I thought I had all the answers, but figuring them out involved collaboration and research. The answers are now posted in the comments, and I'm not posting our guesses, but I'll say we wouldn't have won.

Tuesday, June 05, 2007

Dead, Dead, Dead

Classical music is so dead that 400 people were estimated to be present for a 5 a.m. performance of Steve Reich's Music for 18 Musicians at the Bang on a Can Festival.

Okay, New York is a big place - but at the moment it's also got 50 new music ensembles where 40 years ago it had just a few.

So, I want to know what, exactly, would constitute "the death of classical music"? No performances of popular standard repertory works? The collapse of big musical institutions, the ones on the scale of the BSO, SFS, Metropolitan Opera? The disappearance of smaller groups, such as the multitude of string quartets? The failure of Maurizio Pollini to fill Carnegie Hall? No new music from prominent composers, and not because they've died themselves?

And when does anyone think classical music will die? Not this year, certainly. In five years? Ten? Fifty? After we're all dead, so we won't know one way or the other?

Saturday, June 02, 2007

New or Newish from Marston

I came home from walking the dog and found that the postman had left me the latest from Marston Records, a two-CD set of Eugenia Mantelli, Marianne Brandt, Guerrina Fabbri, and Rita Fornia. It is just on time, having been originally announced for May.
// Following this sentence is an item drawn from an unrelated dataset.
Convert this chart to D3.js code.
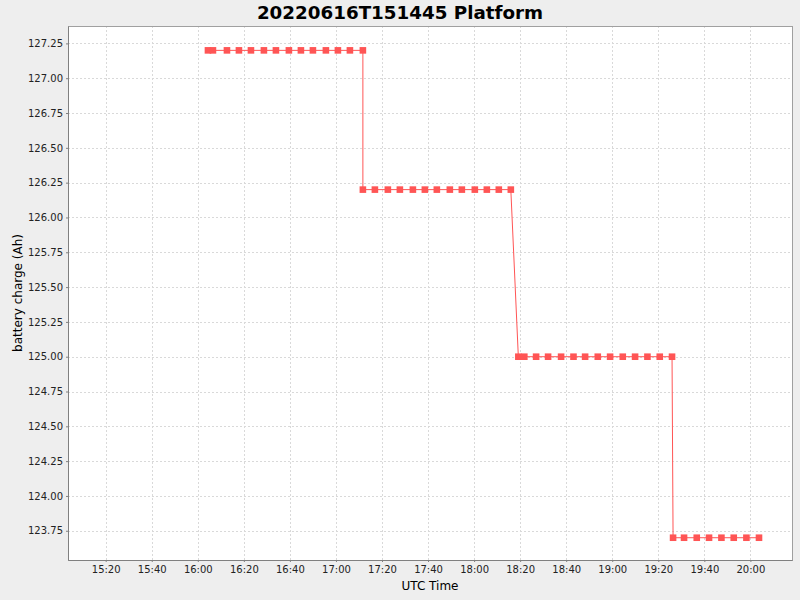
<!DOCTYPE html>
<html>
<head>
<meta charset="utf-8">
<script src="https://cdn.jsdelivr.net/npm/d3@7"></script>
<style>
  html, body { margin: 0; padding: 0; background: #eeeeee; }
  svg { display: block; font-family: "DejaVu Sans", sans-serif; }
</style>
</head>
<body>
<svg id="chart" width="800" height="600"></svg>
<script>
// ---- data ----
const chartTitle = "20220616T151445 Platform";
const xAxisLabel = "UTC Time";
const yAxisLabel = "battery charge (Ah)";
const dateStr = "2022-06-16";
const times = [
  "16:04:25","16:06:35","16:12:40","16:17:52","16:23:05","16:28:43","16:33:56","16:39:34",
  "16:44:47","16:50:00","16:55:38","17:00:51","17:06:04","17:11:42",
  "17:11:42","17:16:55","17:22:33","17:27:46","17:33:25","17:38:37","17:43:49","17:49:28",
  "17:54:41","18:00:19","18:05:32","18:10:44","18:15:57",
  "18:19:13","18:21:49","18:26:56","18:32:08","18:37:47","18:43:10","18:48:13","18:53:43",
  "18:59:04","19:04:34","19:09:55","19:15:17","19:20:38","19:25:58",
  "19:26:25","19:31:11","19:36:42","19:42:02","19:47:25","19:52:46","19:58:16","20:03:44"
];
const charge = [
  127.2,127.2,127.2,127.2,127.2,127.2,127.2,127.2,127.2,127.2,127.2,127.2,127.2,127.2,
  126.2,126.2,126.2,126.2,126.2,126.2,126.2,126.2,126.2,126.2,126.2,126.2,126.2,
  125.0,125.0,125.0,125.0,125.0,125.0,125.0,125.0,125.0,125.0,125.0,125.0,125.0,125.0,
  123.7,123.7,123.7,123.7,123.7,123.7,123.7,123.7
];
const xDomain = ["15:03:38", "20:18:04"];
const yDomain = [123.54, 127.375];
const xTickLabels = ["15:20","15:40","16:00","16:20","16:40","17:00","17:20","17:40","18:00","18:20","18:40","19:00","19:20","19:40","20:00"];
const yTickValues = [123.75,124.0,124.25,124.5,124.75,125.0,125.25,125.5,125.75,126.0,126.25,126.5,126.75,127.0,127.25];

// ---- drawing ----
const toDate = t => new Date(dateStr + "T" + t + "Z");
const data = times.map((t, i) => ({ t: toDate(t), v: charge[i] }));

const svg = d3.select("#chart");
const margin = { left: 68, top: 26, right: 8, bottom: 40 };
const W = 800, H = 600;
const pw = W - margin.left - margin.right; // 724
const ph = H - margin.top - margin.bottom; // 534

const x = d3.scaleUtc().domain(xDomain.map(toDate)).range([0, pw]);
const y = d3.scaleLinear().domain(yDomain).range([ph, 0]);

const g = svg.append("g").attr("transform", `translate(${margin.left},${margin.top})`);

g.append("rect").attr("width", pw).attr("height", ph).attr("fill", "#ffffff");

const xTicks = xTickLabels.map(toDate);

// gridlines
g.append("g").selectAll("line").data(xTicks).join("line")
  .attr("x1", d => Math.round(x(d)) + 0.5).attr("x2", d => Math.round(x(d)) + 0.5)
  .attr("y1", 0).attr("y2", ph)
  .attr("stroke", "#d9d9d9").attr("stroke-dasharray", "2,2").attr("stroke-width", 1);
g.append("g").selectAll("line").data(yTickValues).join("line")
  .attr("y1", d => Math.round(y(d)) + 0.5).attr("y2", d => Math.round(y(d)) + 0.5)
  .attr("x1", 0).attr("x2", pw)
  .attr("stroke", "#d9d9d9").attr("stroke-dasharray", "2,2").attr("stroke-width", 1);

// border
g.append("rect").attr("x", 0.5).attr("y", 0.5).attr("width", pw).attr("height", ph)
  .attr("fill", "none").attr("stroke", "#a0a0a0");

// axes
const xAxis = d3.axisBottom(x).tickValues(xTicks).tickFormat(d3.utcFormat("%H:%M"))
  .tickSizeInner(2).tickSizeOuter(0).tickPadding(4);
const xg = g.append("g").attr("transform", `translate(0,${ph})`).call(xAxis);
const yAxis = d3.axisLeft(y).tickValues(yTickValues).tickFormat(d3.format(".2f"))
  .tickSizeInner(2).tickSizeOuter(0).tickPadding(3);
const yg = g.append("g").call(yAxis);
[xg, yg].forEach(a => {
  a.select(".domain").attr("stroke", "#808080");
  a.selectAll(".tick line").attr("stroke", "#808080");
  a.selectAll("text").attr("fill", "#222").attr("font-size", 10).attr("font-family", "DejaVu Sans, sans-serif");
});

// line
const line = d3.line().x(d => x(d.t)).y(d => y(d.v));
g.append("path").datum(data).attr("d", line)
  .attr("fill", "none").attr("stroke", "#ff5555").attr("stroke-width", 1);

// markers
const ms = 6.6;
g.append("g").selectAll("rect").data(data).join("rect")
  .attr("x", d => x(d.t) - ms / 2).attr("y", d => y(d.v) - ms / 2)
  .attr("width", ms).attr("height", ms).attr("fill", "#ff5555");

// titles
svg.append("text").attr("x", 400).attr("y", 19).attr("text-anchor", "middle")
  .attr("font-size", 18.3).attr("font-weight", "bold").attr("fill", "#000")
  .text(chartTitle);
svg.append("text").attr("x", margin.left + pw / 2).attr("y", 590).attr("text-anchor", "middle")
  .attr("font-size", 12).attr("fill", "#000").text(xAxisLabel);
svg.append("text").attr("transform", `translate(22,${margin.top + ph / 2}) rotate(-90)`)
  .attr("text-anchor", "middle").attr("font-size", 12).attr("fill", "#000").text(yAxisLabel);
</script>
</body>
</html>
The previous Marston release was the magnificent second installment in the ongoing Supervia series. Was there ever a more charming, adorable, sexy, and communicative singer?? This volume includes cuts of the Cherubino arias that sound better than what's on volume I, some zarzuela, two arias from El Amor Brujo, and, possibly best of all, some songs for children with spoken introductions. You must hear this set, truly.

The mystery release originally slated for May has been postponed until August. I'm dying of curiosity!

Don Giovanni Cast Change at SF Opera

Hope Briggs got bounced from San Francisco Opera's new Don Giovanni production, which opens tomorrow night. (She's still on the cast list, but has been replaced by Elza van den Heever.) The Berkeley Daily Planet has some strong words in response.

All I can tell you is that I heard that everyone, including Briggs, was first-rate at the Wednesday rehearsal, and that she was splendid as the Duchess of Parma in Doktor Faustus three years ago.

Updates:

Friday, June 01, 2007

We Need Something Like This

Celeste Winant has written about the tendency of multiple choruses in the Bay area to perform on the same weekend, which happens at least three or four times a year. She is also trying to do something about it.

There are plenty of reasons for choruses to do some schedule coordination. We're all in competition for the same pool of free-lance musicians. We all want to sing in the same venues. Some choristers sing in multiple choruses. Choristers are also audience members, and we want to hear what other groups are doing.

I think we might need something like the Gotham Early Music Scene to help out. This group plans to "help [early music groups in NYC] with marketing, ticket sales, merchandising and assembling the financial data required for grant applications."

Sheer genius: take this specialized work off the hands of small performing groups that don't have the time or infrastructure to do the best possible job with those tasks. Can we figure something out in the Bay Area to do this for choruses?